Nous pouvons donc constater que le smartphone, et en particulier l’application Snapchat, participe activement à l’amplification du lien social chez les jeunes. L’application agit en effet comme un prolongement des relations de la vie réelle : l’utilisateur correspond avec ses meilleurs amis et ne partage pas ses contenus avec tous ses contacts. Snapchat semble également offrir une navigation plus fluide et plus rapide qu’un SMS selon les dires de nos deux enquêtés. De plus, Snapchat confère un certain anonymat et procure un certain contrôle sur les échanges aux jeunes, qui sont d’ailleurs de plus en plus conscients des dangers des réseaux sociaux. Cependant, Snapchat, comme tout autre réseau social, semble être également le moyen d’affirmer et de montrer sa vie sociale, prouver aux autres que l’on est pas seul et que l’on s’amuse, ce qui peut provoquer une forme d’envie et de jalousie envers les jeunes les plus isolés (Nathan nous expliquait qu’il publiait principalement des photos de soirées dans ses stories, accessibles à tous ses contacts donc). Par ailleurs, cette utilisation parfois abusive de l’application peut conduire à une certaine « pression de connexion permanente », principalement à cause du fait que le smartphone permet de plus en plus de connectivité à tous moments de la journée. L’adolescent peut donc se sentir contraint de répondre rapidement, par peur de représailles ou de louper une information importante, ce qui peut conduire à une forme de dépendance envers son précieux smartphone, qui lui permet de maintenir une vie sociale réelle, contrairement à ce que pensent certaines critiques. En effet, le smartphone permet bien aux jeunes d’amplifier et de consolider leurs liens avec leurs relations de la vie réelle.

Rédaction de l’article: Emilie DELAUNAY

Réalisation des illustrations: Claudia DOUBLET

1Centre de Recherche pour l’Etude et l’Observation des Conditions de vie

2AMRI, Mahdi, VACAFLOR, Nayra, « Téléphone mobile et expression identitaire : réflexions sur l’exposition technologique de soi parmi les jeunes », Les enjeux de l’information et de la communication, 2010, p.5

3CHAULET, Johann, « Les usages adolescents des TIC, entre autonomie et dépendance », Empan n°76, 2009, p.58

4JEHEL, Sophie, « Les pratiques des jeunes sous la pression des industries numériques ».

5CHAULET, Johann, « Les usages adolescents des TIC, entre autonomie et dépendance », Empan n°76, 2009, p.63

2 Replies to “Le smartphone comme amplificateur de lien social: le cas de l’application Snapchat”
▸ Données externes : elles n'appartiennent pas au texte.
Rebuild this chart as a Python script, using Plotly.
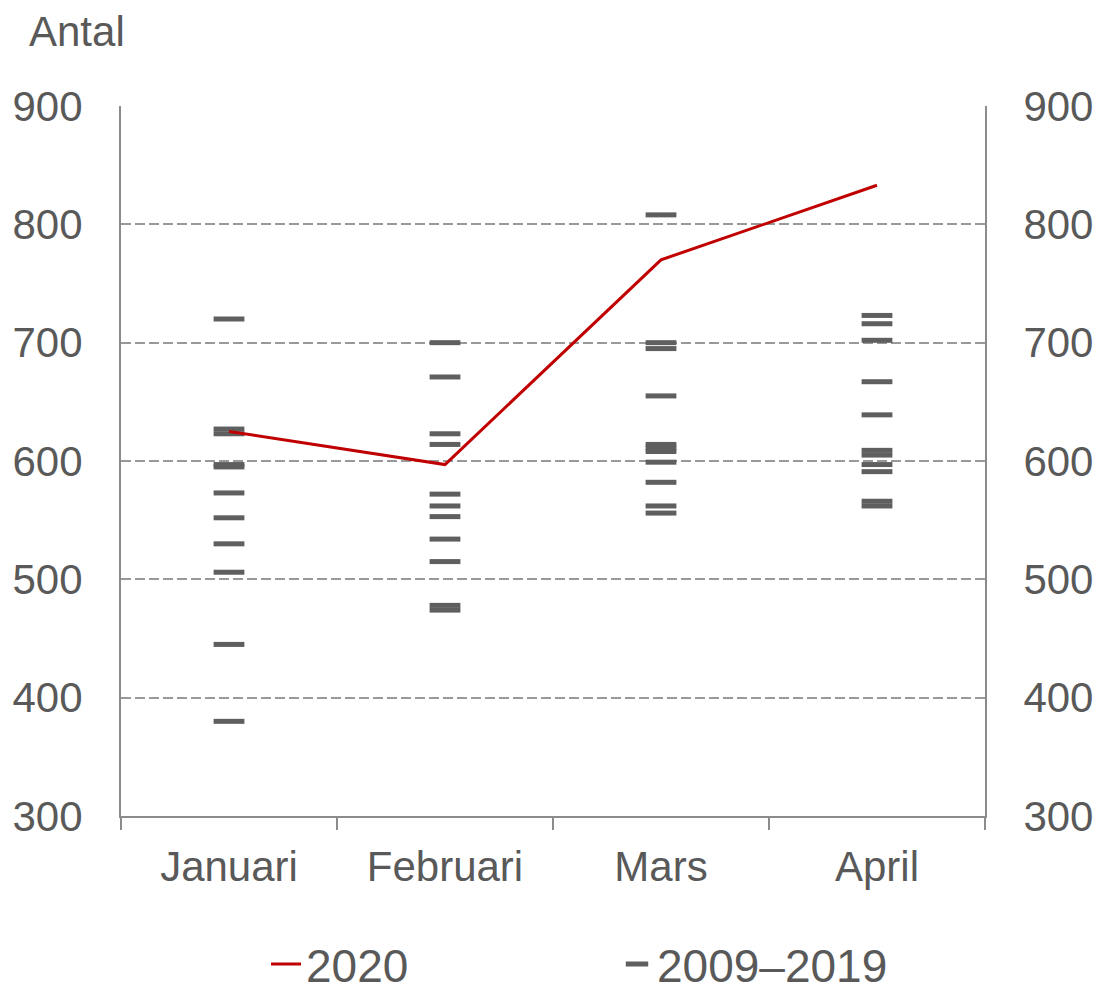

  1. Il est bon de voir que les enquêtes sur les usages des technologies numérique et internet montre, que cette sociabilité virtuelle ne remplace pas celle que l’on peut qualifier de réelle. En effet, les 2 se juxtaposes et même ont constate d’après les résultats de l’enquête que le petit ensemble que constitue les intéractions via les réseaux sociaux, fait partie de cette grand ensemble qu’est la sociabilité réelle

    1. Merci Emmanuel pour ce commentaire et l’appréciation de notre travail. Cependant, auriez-vous des critiques à formuler ou des remarques qui pourraient nous permettre d’enrichir encore plus cette enquête ?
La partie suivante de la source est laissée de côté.